Brands can cut through the digital saturation by creating memorable experiences on-campus. Unfortunately, most brands are doing this wrong by bringing outside representatives, standing under tents or behind booths, waiting for students to engage them. There is nothing memorable or engaging about this. In a time where customer experience has become your brand, a lackluster interaction like this will do more harm than good. Brands must go beyond this by creating something that is shareable and promotes involvement. Instead of bringing outsider brand reps, hire students. They will bring a youthful spirit and drive a lot of traffic to your experience by leveraging their on-campus network.

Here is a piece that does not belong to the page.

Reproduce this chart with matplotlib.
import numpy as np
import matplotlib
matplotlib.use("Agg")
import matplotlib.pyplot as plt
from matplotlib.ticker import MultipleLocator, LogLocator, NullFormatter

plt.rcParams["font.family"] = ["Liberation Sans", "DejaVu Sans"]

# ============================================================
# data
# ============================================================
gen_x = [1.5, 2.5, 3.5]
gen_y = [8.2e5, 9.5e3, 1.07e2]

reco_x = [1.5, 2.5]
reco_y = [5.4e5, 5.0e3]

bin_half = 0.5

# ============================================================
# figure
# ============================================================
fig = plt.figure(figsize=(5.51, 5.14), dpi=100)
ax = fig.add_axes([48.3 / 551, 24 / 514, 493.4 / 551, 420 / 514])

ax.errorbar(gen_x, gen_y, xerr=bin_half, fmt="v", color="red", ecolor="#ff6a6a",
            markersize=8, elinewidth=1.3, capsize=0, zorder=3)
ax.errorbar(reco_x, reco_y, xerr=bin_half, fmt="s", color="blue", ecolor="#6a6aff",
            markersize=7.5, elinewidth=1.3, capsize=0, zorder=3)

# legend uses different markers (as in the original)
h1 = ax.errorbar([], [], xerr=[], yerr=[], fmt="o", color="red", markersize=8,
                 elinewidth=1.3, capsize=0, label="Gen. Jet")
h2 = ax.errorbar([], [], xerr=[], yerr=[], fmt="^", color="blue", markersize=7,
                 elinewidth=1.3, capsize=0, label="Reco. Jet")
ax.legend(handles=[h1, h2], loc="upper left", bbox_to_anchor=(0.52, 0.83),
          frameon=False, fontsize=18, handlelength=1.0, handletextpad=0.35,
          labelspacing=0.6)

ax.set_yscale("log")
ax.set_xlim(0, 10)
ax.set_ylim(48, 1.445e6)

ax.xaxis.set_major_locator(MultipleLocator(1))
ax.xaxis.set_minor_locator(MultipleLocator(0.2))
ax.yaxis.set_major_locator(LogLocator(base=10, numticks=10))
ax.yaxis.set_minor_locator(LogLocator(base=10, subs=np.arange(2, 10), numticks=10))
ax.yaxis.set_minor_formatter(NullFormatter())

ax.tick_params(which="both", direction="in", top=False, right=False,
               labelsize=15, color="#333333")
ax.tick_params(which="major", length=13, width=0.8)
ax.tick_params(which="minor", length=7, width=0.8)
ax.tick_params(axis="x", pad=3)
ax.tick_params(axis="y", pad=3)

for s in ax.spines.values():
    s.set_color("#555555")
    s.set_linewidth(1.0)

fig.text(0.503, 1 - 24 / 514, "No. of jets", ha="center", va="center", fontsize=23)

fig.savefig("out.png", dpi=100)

Look at how your product or service is consumed and ideate relevant, fun opportunities. For example, if you run a media company, consider hosting a panel with business leaders or activists on a relevant, widely discussed issue on-campus. The panel will start a larger conversation on-campus and promotes sharing by providing unique soundbites and empowering takeaways. This is also scalable; the company can run this series at schools, , forming panels based off of topics that are widely discussed at each school.

Maintain the conversation

Retention is critical in this segment. Instead of relying on traditional pay-per-post marketing or a one-off experience, maintain the conversation by forming long-term relationships with your top influencers.

Whether you run a tech company, a retailer or a restaurant, find unique value ads for these influencers incentivizing monthly sharing in a natural and influential manner. For example, you could send influencer monthly merch, credit for your platform or a meal in exchange for content. This will be an effective, low-cost method of keeping your brand top of mind throughout the year.

Your upfront investments to acquire student-consumers will pay dividends when done correctly.